For viewers, I mean. In today’s world, knowledge is currency, and if you want to be competitive at parties and in the office, you’ve got to be as focused as an athlete.
 
NBC is running 1,539 hours of programming across its broadcast and digital platforms, and an unprecedented 18 nights of primetime coverage. Heaven forbid you become dehydrated — watching other people exercise — and crawl to the kitchen for water. You could miss the defining moment of Sochi 2014. Sure, you could watch the replay-but then you might miss another Moment, and pitch yourself into a credit-card debt-like spiral from which you could never recover.
 
There are athletes’ backstories to be moved by; the names of snowboarding tricks to learn-and-forget; and scandals and Twitter feeds to follow.

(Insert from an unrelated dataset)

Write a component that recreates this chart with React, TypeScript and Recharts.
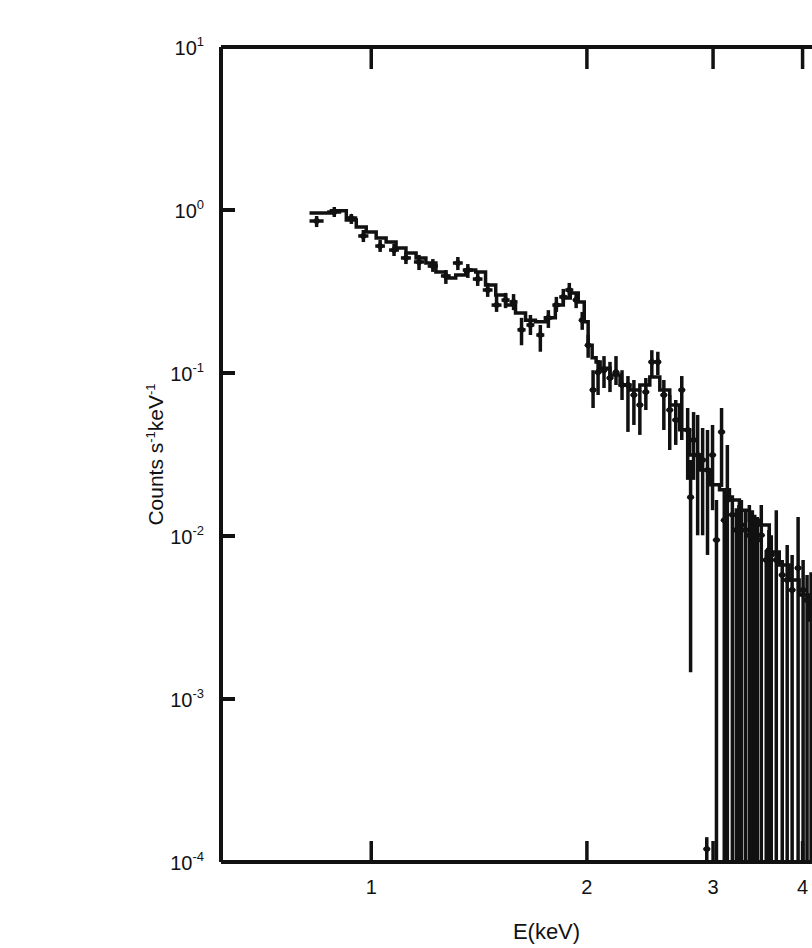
import React from 'react';
import { ComposedChart, Line, Scatter, ErrorBar, XAxis, YAxis, Label } from 'recharts';

const FONT = '"Liberation Sans", Arial, sans-serif';
const INK = '#111';

// model spectrum (step histogram), keV / counts s^-1 keV^-1
const modelE = [
  0.82, 0.88, 0.923, 0.953, 0.984, 1.016, 1.049, 1.083, 1.118, 1.155,
  1.192, 1.231, 1.271, 1.312, 1.355, 1.399, 1.444, 1.492, 1.54, 1.59,
  1.642, 1.695, 1.75, 1.807, 1.854, 1.896, 1.945, 1.983, 2.008, 2.034,
  2.06, 2.087, 2.154, 2.225, 2.297, 2.371, 2.448, 2.528, 2.61, 2.695,
  2.783, 2.873, 2.966, 3.063, 3.162, 3.265, 3.371, 3.481, 3.594, 3.711,
  3.831, 3.956, 4.084, 4.217, 4.35,
];
const modelV = [
  0.958, 0.99, 0.868, 0.786, 0.733, 0.673, 0.636, 0.585, 0.545, 0.508,
  0.473, 0.417, 0.383, 0.399, 0.428, 0.417, 0.347, 0.301, 0.261, 0.233,
  0.211, 0.206, 0.218, 0.261, 0.288, 0.31, 0.273, 0.206, 0.148, 0.124,
  0.117, 0.107, 0.0972, 0.0844, 0.0787, 0.0844, 0.0945, 0.0787, 0.0637, 0.0449,
  0.0314, 0.0254, 0.0206, 0.0192, 0.0166, 0.0144, 0.0125, 0.0117, 0.00797, 0.00664,
  0.00537, 0.00434, 0.00305, 0.00265, 0.0024,
];

// observed points: energy, rate, lower / upper end of error bar, half bin width
const pointE = [
  0.839, 0.888, 0.938, 0.975, 1.029, 1.076, 1.118, 1.166, 1.219, 1.271,
  1.321, 1.364, 1.408, 1.454, 1.496, 1.54, 1.58, 1.621, 1.668, 1.722,
  1.767, 1.813, 1.854, 1.89, 1.932, 1.97, 2.008, 2.04, 2.073, 2.113,
  2.154, 2.196, 2.239, 2.282, 2.326, 2.371, 2.417, 2.464, 2.512, 2.561,
  2.61, 2.661, 2.713, 2.765, 2.791, 2.818, 2.855, 2.901, 2.947, 2.995,
  3.033, 3.083, 3.141, 3.192, 3.233, 3.286, 3.329, 3.371, 3.404, 3.458,
  3.503, 3.559, 3.617, 3.676, 3.747, 3.807, 3.868, 3.943, 4.007, 4.058, 4.111, 2.94,
  3.11, 3.26, 3.43, 3.59,
];
const pointV = [
  0.856, 0.972, 0.893, 0.693, 0.601, 0.568, 0.508, 0.48, 0.453, 0.394,
  0.473, 0.428, 0.377, 0.323, 0.261, 0.28, 0.273, 0.184, 0.197, 0.171,
  0.218, 0.261, 0.293, 0.323, 0.28, 0.211, 0.148, 0.0787, 0.101, 0.104,
  0.0932, 0.101, 0.0844, 0.0844, 0.0733, 0.0637, 0.0764, 0.117, 0.117, 0.0733,
  0.0593, 0.0515, 0.0787, 0.0447, 0.0173, 0.0388, 0.0314, 0.0293, 0.0254, 0.0314,
  0.00945, 0.0435, 0.0166, 0.0135, 0.0109, 0.0117, 0.0109, 0.0101, 0.0109, 0.00945,
  0.0101, 0.00713, 0.00765, 0.00713, 0.00576, 0.00537, 0.00466, 0.00636, 0.00466, 0.00405, 0.00405, 0.00012,
  0.0125, 0.0109, 0.00945, 0.0082,
];
const pointLo = [
  0.786, 0.906, 0.821, 0.636, 0.553, 0.522, 0.466, 0.428, 0.417, 0.352,
  0.428, 0.383, 0.342, 0.293, 0.237, 0.25, 0.243, 0.148, 0.171, 0.135,
  0.189, 0.237, 0.269, 0.293, 0.25, 0.184, 0.124, 0.061, 0.0733, 0.0809,
  0.0764, 0.0844, 0.0683, 0.0435, 0.048, 0.0417, 0.0593, 0.0958, 0.0972, 0.0447,
  0.0337, 0.0362, 0.0388, 0.0221, 0.00146, 0.0221, 0.0101, 0.0101, 0.00765, 0.0144,
  0.0001, 0.02, 0.0001, 0.0001, 0.0001, 0.0001, 0.0001, 0.0001, 0.0001, 0.0001,
  0.0001, 0.0001, 0.0001, 0.0001, 0.0001, 0.0001, 0.0001, 0.0001, 0.0001, 0.0001, 0.0001, 0.0001,
  0.0001, 0.0001, 0.0001, 0.0001,
];
const pointHi = [
  0.919, 1.043, 0.945, 0.754, 0.655, 0.619, 0.553, 0.53, 0.5, 0.428,
  0.515, 0.466, 0.417, 0.357, 0.297, 0.31, 0.305, 0.218, 0.227, 0.197,
  0.243, 0.293, 0.328, 0.357, 0.305, 0.237, 0.171, 0.104, 0.12, 0.127,
  0.117, 0.127, 0.104, 0.0958, 0.0906, 0.0787, 0.0932, 0.138, 0.135, 0.0906,
  0.0733, 0.0683, 0.0958, 0.061, 0.0293, 0.0576, 0.0553, 0.046, 0.0447, 0.048,
  0.0166, 0.061, 0.0362, 0.0178, 0.0148, 0.0166, 0.0144, 0.0155, 0.0144, 0.0131,
  0.0155, 0.0082, 0.0101, 0.0144, 0.00713, 0.00881, 0.00765, 0.0131, 0.00713, 0.00576, 0.006, 0.000142,
  0.0192, 0.0155, 0.0135, 0.0109,
];
const pointHalfW = [
  0.019, 0.02, 0.018, 0.016, 0.016, 0.017, 0.018, 0.019, 0.02, 0.02,
  0.021, 0.022, 0.022, 0.023, 0.024, 0.02, 0.02, 0.021, 0.021, 0.022,
  0.023, 0.023, 0.024, 0.024, 0.019, 0.019, 0.019, 0.02, 0.02, 0.02,
  0.021, 0.021, 0.022, 0.022, 0.022, 0.023, 0.023, 0.024, 0.024, 0.025,
  0.025, 0.026, 0.026, 0.027, 0.027, 0.027, 0.027, 0.028, 0.028, 0.029,
  0.029, 0.03, 0.03, 0.031, 0.031, 0.032, 0.032, 0.032, 0.033, 0.033,
  0.034, 0.034, 0.035, 0.035, 0.036, 0.037, 0.037, 0.038, 0.038, 0.039, 0.039, 0.028,
  0.03, 0.031, 0.033, 0.034,
];

const xTicks = [1, 2, 3, 4];
const yTicks = [1e-4, 1e-3, 1e-2, 1e-1, 1, 10];

const model = modelE.map((E, i) => ({ E, V: modelV[i] }));
const points = pointE.map((E, i) => ({
  E,
  V: pointV[i],
  yErr: [pointV[i] - pointLo[i], pointHi[i] - pointV[i]],
  xErr: pointHalfW[i],
}));

const Diamond = (props: any) => {
  const { cx, cy } = props;
  if (cx == null || cy == null || isNaN(cx) || isNaN(cy)) return null;
  return <path d={`M${cx},${cy - 4.5} L${cx + 4},${cy} L${cx},${cy + 4.5} L${cx - 4},${cy} Z`} fill={INK} />;
};

const BottomTick = ({ x, y, payload }: any) => (
  <g>
    <line x1={x} y1={y} x2={x} y2={y - 21} stroke={INK} strokeWidth={3.5} />
    <text x={x} y={y + 32} textAnchor="middle" fontSize={20} fill={INK} fontFamily={FONT}>
      {payload.value}
    </text>
  </g>
);

const TopTick = ({ x, y }: any) => (
  <line x1={x} y1={y} x2={x} y2={y + 22} stroke={INK} strokeWidth={3.5} />
);

const LeftTick = ({ x, y, payload }: any) => {
  const exp = Math.round(Math.log10(payload.value));
  return (
    <g>
      <line x1={x} y1={y} x2={x + 14} y2={y} stroke={INK} strokeWidth={4} />
      <text x={x - 17} y={y + 8} textAnchor="end" fontSize={20} fill={INK} fontFamily={FONT}>
        10<tspan fontSize={13} dy={-9}>{exp}</tspan>
      </text>
    </g>
  );
};

const XTitle = ({ viewBox }: any) => (
  <text x={viewBox.x + viewBox.width / 2} y={viewBox.y + 77} textAnchor="middle" fontSize={22} fill={INK} fontFamily={FONT}>
    E(keV)
  </text>
);

const YTitle = ({ viewBox }: any) => {
  const bx = viewBox.x + viewBox.width - 58;
  const cy = viewBox.y + viewBox.height / 2;
  return (
    <text x={bx} y={cy} transform={`rotate(-90 ${bx} ${cy})`} textAnchor="middle" fontSize={21} fill={INK} fontFamily={FONT}>
      Counts s<tspan fontSize={13} dy={-8}>-1</tspan>
      <tspan dy={8}>keV</tspan>
      <tspan fontSize={13} dy={-8}>-1</tspan>
    </text>
  );
};

const App: React.FC = () => {
  return (
    <div style={{ position: 'fixed', left: 0, top: 0, width: 812, height: 948, overflow: 'hidden', background: '#fff' }}>
      <ComposedChart width={900} height={948} margin={{ top: 17, right: 28, bottom: 56, left: 191 }}>
        <XAxis
          dataKey="E"
          type="number"
          scale="log"
          domain={[0.617, 5]}
          allowDataOverflow
          ticks={xTicks}
          interval={0}
          tick={BottomTick}
          tickLine={false}
          tickSize={0}
          tickMargin={0}
          height={30}
          axisLine={{ stroke: INK, strokeWidth: 4 }}
        >
          <Label content={XTitle} />
        </XAxis>
        <XAxis
          xAxisId="top"
          orientation="top"
          dataKey="E"
          type="number"
          scale="log"
          domain={[0.617, 5]}
          allowDataOverflow
          ticks={xTicks}
          interval={0}
          tick={TopTick}
          tickLine={false}
          tickSize={0}
          tickMargin={0}
          height={30}
          axisLine={{ stroke: INK, strokeWidth: 4 }}
        />
        <YAxis
          type="number"
          scale="log"
          domain={[1e-4, 10]}
          allowDataOverflow
          ticks={yTicks}
          interval={0}
          tick={LeftTick}
          tickLine={false}
          tickSize={0}
          tickMargin={0}
          width={30}
          axisLine={{ stroke: INK, strokeWidth: 4 }}
        >
          <Label content={YTitle} />
        </YAxis>
        <Line
          data={model}
          dataKey="V"
          type="stepAfter"
          stroke={INK}
          strokeWidth={3.5}
          dot={false}
          isAnimationActive={false}
        />
        <Scatter data={points} dataKey="V" shape={Diamond} fill={INK} isAnimationActive={false}>
          <ErrorBar dataKey="yErr" direction="y" width={0} stroke={INK} strokeWidth={3.5} isAnimationActive={false} />
          <ErrorBar dataKey="xErr" direction="x" width={0} stroke={INK} strokeWidth={3.5} isAnimationActive={false} />
        </Scatter>
      </ComposedChart>
    </div>
  );
};

export default App;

I signed up for so many summaries that my inbox is crammed with news of distant athletes whom I need to feign interest in, lest I seem like a philistine.
 
Do you know what happens if you slack off? I do. Over the weekend I was so busy enjoying a YouTube video of an Indian luger whizzing down a Himalyan highway to train for the Olympics–he startled a flock of sheep–that I missed him in the actual Olympics.
 
That should have taught me a lesson, but on Sunday night when Downton Abbey rolled around, I felt the pull of the Dowager Countess, and unlike the Olympians I admire, I gave up.
 
NBC, I understand your desire to recoup your $775 million investment. But one report said you might sell as many as 5,500 minutes of ad time. That’s plain cruel. How about we call a truce: We’ll watch the entire Olympiad-even the ads — if you make it less of an endurance event. Let’s think three-part mini-series. Because really, if we all love figure skating so much, why can we only stomach it once every four years?